● WORK INSTRUCTIONS:
Write out the material exactly, with the pictures left out.

## Start

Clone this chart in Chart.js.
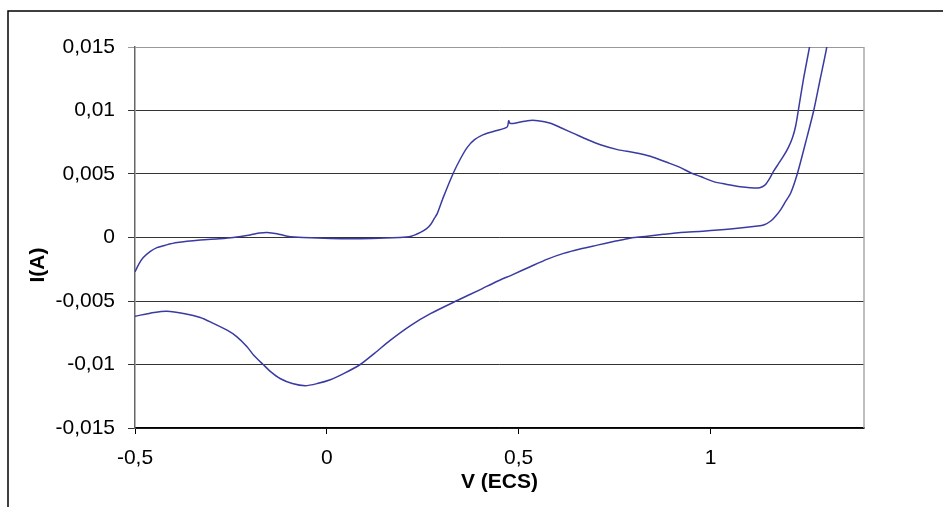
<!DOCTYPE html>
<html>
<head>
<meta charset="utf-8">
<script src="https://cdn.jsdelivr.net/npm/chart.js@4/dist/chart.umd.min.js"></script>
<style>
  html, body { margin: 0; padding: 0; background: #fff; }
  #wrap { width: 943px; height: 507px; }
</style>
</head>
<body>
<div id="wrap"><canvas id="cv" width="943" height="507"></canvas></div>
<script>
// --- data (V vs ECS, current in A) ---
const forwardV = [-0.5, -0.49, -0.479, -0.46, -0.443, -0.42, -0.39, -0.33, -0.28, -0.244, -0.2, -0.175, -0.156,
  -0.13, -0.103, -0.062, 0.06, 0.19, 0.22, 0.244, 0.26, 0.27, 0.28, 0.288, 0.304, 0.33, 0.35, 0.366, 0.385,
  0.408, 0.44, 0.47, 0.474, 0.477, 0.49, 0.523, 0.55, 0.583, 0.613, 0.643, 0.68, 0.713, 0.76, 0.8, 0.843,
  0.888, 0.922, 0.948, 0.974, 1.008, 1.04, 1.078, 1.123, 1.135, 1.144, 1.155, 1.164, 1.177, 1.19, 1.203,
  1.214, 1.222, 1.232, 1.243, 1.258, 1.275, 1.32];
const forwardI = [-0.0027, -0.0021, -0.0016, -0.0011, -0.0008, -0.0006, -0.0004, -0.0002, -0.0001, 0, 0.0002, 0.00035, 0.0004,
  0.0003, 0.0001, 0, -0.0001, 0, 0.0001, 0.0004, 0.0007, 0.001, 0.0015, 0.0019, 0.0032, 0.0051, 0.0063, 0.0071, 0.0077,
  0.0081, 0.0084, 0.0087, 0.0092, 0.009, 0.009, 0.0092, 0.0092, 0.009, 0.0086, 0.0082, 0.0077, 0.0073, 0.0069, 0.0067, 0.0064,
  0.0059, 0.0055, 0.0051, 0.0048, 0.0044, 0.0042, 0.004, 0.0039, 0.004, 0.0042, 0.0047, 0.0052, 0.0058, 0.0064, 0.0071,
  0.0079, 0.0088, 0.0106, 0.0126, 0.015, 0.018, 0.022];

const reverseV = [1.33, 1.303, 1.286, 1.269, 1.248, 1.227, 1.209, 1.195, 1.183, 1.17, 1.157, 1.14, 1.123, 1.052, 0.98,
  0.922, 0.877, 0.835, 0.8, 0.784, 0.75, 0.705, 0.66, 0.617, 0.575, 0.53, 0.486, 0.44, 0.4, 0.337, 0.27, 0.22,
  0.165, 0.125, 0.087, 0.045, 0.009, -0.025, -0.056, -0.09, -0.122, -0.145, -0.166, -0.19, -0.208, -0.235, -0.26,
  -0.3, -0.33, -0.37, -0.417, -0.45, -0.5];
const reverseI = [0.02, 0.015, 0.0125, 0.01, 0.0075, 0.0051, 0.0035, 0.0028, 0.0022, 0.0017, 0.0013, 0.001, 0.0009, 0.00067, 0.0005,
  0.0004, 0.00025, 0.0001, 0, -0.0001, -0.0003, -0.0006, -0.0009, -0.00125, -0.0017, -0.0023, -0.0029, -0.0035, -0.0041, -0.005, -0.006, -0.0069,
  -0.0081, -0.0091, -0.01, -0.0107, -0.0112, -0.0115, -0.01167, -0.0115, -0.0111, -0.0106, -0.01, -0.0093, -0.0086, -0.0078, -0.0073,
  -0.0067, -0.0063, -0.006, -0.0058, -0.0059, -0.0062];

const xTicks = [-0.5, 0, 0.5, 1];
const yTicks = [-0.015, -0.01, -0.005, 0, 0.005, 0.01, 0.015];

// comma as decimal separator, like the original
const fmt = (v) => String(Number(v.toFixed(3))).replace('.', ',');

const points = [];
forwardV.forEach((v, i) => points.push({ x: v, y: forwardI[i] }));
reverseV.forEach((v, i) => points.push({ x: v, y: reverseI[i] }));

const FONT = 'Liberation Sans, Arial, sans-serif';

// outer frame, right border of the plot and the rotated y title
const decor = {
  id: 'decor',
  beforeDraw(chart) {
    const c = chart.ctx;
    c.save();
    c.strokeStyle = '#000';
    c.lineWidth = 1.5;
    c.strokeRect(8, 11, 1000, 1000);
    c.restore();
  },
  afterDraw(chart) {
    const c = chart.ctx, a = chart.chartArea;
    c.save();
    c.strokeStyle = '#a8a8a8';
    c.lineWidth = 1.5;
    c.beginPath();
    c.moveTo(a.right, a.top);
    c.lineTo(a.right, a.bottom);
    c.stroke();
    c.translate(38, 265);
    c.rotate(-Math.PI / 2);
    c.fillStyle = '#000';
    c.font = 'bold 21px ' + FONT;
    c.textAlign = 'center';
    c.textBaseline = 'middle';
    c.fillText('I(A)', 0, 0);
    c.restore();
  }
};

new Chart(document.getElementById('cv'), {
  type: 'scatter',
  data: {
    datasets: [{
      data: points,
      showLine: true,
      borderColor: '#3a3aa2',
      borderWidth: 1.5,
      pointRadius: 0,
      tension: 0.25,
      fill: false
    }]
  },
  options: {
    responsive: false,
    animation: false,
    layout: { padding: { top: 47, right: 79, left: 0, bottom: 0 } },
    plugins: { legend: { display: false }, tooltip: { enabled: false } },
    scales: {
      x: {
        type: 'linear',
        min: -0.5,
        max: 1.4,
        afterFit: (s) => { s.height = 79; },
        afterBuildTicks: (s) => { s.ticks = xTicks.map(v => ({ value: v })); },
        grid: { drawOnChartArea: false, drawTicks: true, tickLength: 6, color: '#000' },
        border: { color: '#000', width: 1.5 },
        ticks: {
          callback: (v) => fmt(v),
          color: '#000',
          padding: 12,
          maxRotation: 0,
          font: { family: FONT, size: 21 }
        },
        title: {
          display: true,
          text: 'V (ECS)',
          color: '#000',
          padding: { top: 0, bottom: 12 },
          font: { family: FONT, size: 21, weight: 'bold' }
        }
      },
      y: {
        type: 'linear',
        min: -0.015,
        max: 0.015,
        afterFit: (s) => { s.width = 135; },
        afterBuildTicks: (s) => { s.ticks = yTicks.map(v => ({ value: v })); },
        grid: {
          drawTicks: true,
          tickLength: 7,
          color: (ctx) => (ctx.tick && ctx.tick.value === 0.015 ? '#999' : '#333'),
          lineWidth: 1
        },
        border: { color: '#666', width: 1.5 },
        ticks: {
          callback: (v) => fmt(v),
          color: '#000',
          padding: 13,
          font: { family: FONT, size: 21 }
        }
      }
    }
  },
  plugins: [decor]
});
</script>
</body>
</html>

## End

● CORRECT ANSWER:
Clone this chart in Chart.js.
<!DOCTYPE html>
<html>
<head>
<meta charset="utf-8">
<script src="https://cdn.jsdelivr.net/npm/chart.js@4/dist/chart.umd.min.js"></script>
<style>
  html, body { margin: 0; padding: 0; background: #fff; }
  #wrap { width: 943px; height: 507px; }
</style>
</head>
<body>
<div id="wrap"><canvas id="cv" width="943" height="507"></canvas></div>
<script>
// --- data (V vs ECS, current in A) ---
const forwardV = [-0.5, -0.49, -0.479, -0.46, -0.443, -0.42, -0.39, -0.33, -0.28, -0.244, -0.2, -0.175, -0.156,
  -0.13, -0.103, -0.062, 0.06, 0.19, 0.22, 0.244, 0.26, 0.27, 0.28, 0.288, 0.304, 0.33, 0.35, 0.366, 0.385,
  0.408, 0.44, 0.47, 0.474, 0.477, 0.49, 0.523, 0.55, 0.583, 0.613, 0.643, 0.68, 0.713, 0.76, 0.8, 0.843,
  0.888, 0.922, 0.948, 0.974, 1.008, 1.04, 1.078, 1.123, 1.135, 1.144, 1.155, 1.164, 1.177, 1.19, 1.203,
  1.214, 1.222, 1.232, 1.243, 1.258, 1.275, 1.32];
const forwardI = [-0.0027, -0.0021, -0.0016, -0.0011, -0.0008, -0.0006, -0.0004, -0.0002, -0.0001, 0, 0.0002, 0.00035, 0.0004,
  0.0003, 0.0001, 0, -0.0001, 0, 0.0001, 0.0004, 0.0007, 0.001, 0.0015, 0.0019, 0.0032, 0.0051, 0.0063, 0.0071, 0.0077,
  0.0081, 0.0084, 0.0087, 0.0092, 0.009, 0.009, 0.0092, 0.0092, 0.009, 0.0086, 0.0082, 0.0077, 0.0073, 0.0069, 0.0067, 0.0064,
  0.0059, 0.0055, 0.0051, 0.0048, 0.0044, 0.0042, 0.004, 0.0039, 0.004, 0.0042, 0.0047, 0.0052, 0.0058, 0.0064, 0.0071,
  0.0079, 0.0088, 0.0106, 0.0126, 0.015, 0.018, 0.022];

const reverseV = [1.33, 1.303, 1.286, 1.269, 1.248, 1.227, 1.209, 1.195, 1.183, 1.17, 1.157, 1.14, 1.123, 1.052, 0.98,
  0.922, 0.877, 0.835, 0.8, 0.784, 0.75, 0.705, 0.66, 0.617, 0.575, 0.53, 0.486, 0.44, 0.4, 0.337, 0.27, 0.22,
  0.165, 0.125, 0.087, 0.045, 0.009, -0.025, -0.056, -0.09, -0.122, -0.145, -0.166, -0.19, -0.208, -0.235, -0.26,
  -0.3, -0.33, -0.37, -0.417, -0.45, -0.5];
const reverseI = [0.02, 0.015, 0.0125, 0.01, 0.0075, 0.0051, 0.0035, 0.0028, 0.0022, 0.0017, 0.0013, 0.001, 0.0009, 0.00067, 0.0005,
  0.0004, 0.00025, 0.0001, 0, -0.0001, -0.0003, -0.0006, -0.0009, -0.00125, -0.0017, -0.0023, -0.0029, -0.0035, -0.0041, -0.005, -0.006, -0.0069,
  -0.0081, -0.0091, -0.01, -0.0107, -0.0112, -0.0115, -0.01167, -0.0115, -0.0111, -0.0106, -0.01, -0.0093, -0.0086, -0.0078, -0.0073,
  -0.0067, -0.0063, -0.006, -0.0058, -0.0059, -0.0062];

const xTicks = [-0.5, 0, 0.5, 1];
const yTicks = [-0.015, -0.01, -0.005, 0, 0.005, 0.01, 0.015];

// comma as decimal separator, like the original
const fmt = (v) => String(Number(v.toFixed(3))).replace('.', ',');

const points = [];
forwardV.forEach((v, i) => points.push({ x: v, y: forwardI[i] }));
reverseV.forEach((v, i) => points.push({ x: v, y: reverseI[i] }));

const FONT = 'Liberation Sans, Arial, sans-serif';

// outer frame, right border of the plot and the rotated y title
const decor = {
  id: 'decor',
  beforeDraw(chart) {
    const c = chart.ctx;
    c.save();
    c.strokeStyle = '#000';
    c.lineWidth = 1.5;
    c.strokeRect(8, 11, 1000, 1000);
    c.restore();
  },
  afterDraw(chart) {
    const c = chart.ctx, a = chart.chartArea;
    c.save();
    c.strokeStyle = '#a8a8a8';
    c.lineWidth = 1.5;
    c.beginPath();
    c.moveTo(a.right, a.top);
    c.lineTo(a.right, a.bottom);
    c.stroke();
    c.translate(38, 265);
    c.rotate(-Math.PI / 2);
    c.fillStyle = '#000';
    c.font = 'bold 21px ' + FONT;
    c.textAlign = 'center';
    c.textBaseline = 'middle';
    c.fillText('I(A)', 0, 0);
    c.restore();
  }
};

new Chart(document.getElementById('cv'), {
  type: 'scatter',
  data: {
    datasets: [{
      data: points,
      showLine: true,
      borderColor: '#3a3aa2',
      borderWidth: 1.5,
      pointRadius: 0,
      tension: 0.25,
      fill: false
    }]
  },
  options: {
    responsive: false,
    animation: false,
    layout: { padding: { top: 47, right: 79, left: 0, bottom: 0 } },
    plugins: { legend: { display: false }, tooltip: { enabled: false } },
    scales: {
      x: {
        type: 'linear',
        min: -0.5,
        max: 1.4,
        afterFit: (s) => { s.height = 79; },
        afterBuildTicks: (s) => { s.ticks = xTicks.map(v => ({ value: v })); },
        grid: { drawOnChartArea: false, drawTicks: true, tickLength: 6, color: '#000' },
        border: { color: '#000', width: 1.5 },
        ticks: {
          callback: (v) => fmt(v),
          color: '#000',
          padding: 12,
          maxRotation: 0,
          font: { family: FONT, size: 21 }
        },
        title: {
          display: true,
          text: 'V (ECS)',
          color: '#000',
          padding: { top: 0, bottom: 12 },
          font: { family: FONT, size: 21, weight: 'bold' }
        }
      },
      y: {
        type: 'linear',
        min: -0.015,
        max: 0.015,
        afterFit: (s) => { s.width = 135; },
        afterBuildTicks: (s) => { s.ticks = yTicks.map(v => ({ value: v })); },
        grid: {
          drawTicks: true,
          tickLength: 7,
          color: (ctx) => (ctx.tick && ctx.tick.value === 0.015 ? '#999' : '#333'),
          lineWidth: 1
        },
        border: { color: '#666', width: 1.5 },
        ticks: {
          callback: (v) => fmt(v),
          color: '#000',
          padding: 13,
          font: { family: FONT, size: 21 }
        }
      }
    }
  },
  plugins: [decor]
});
</script>
</body>
</html>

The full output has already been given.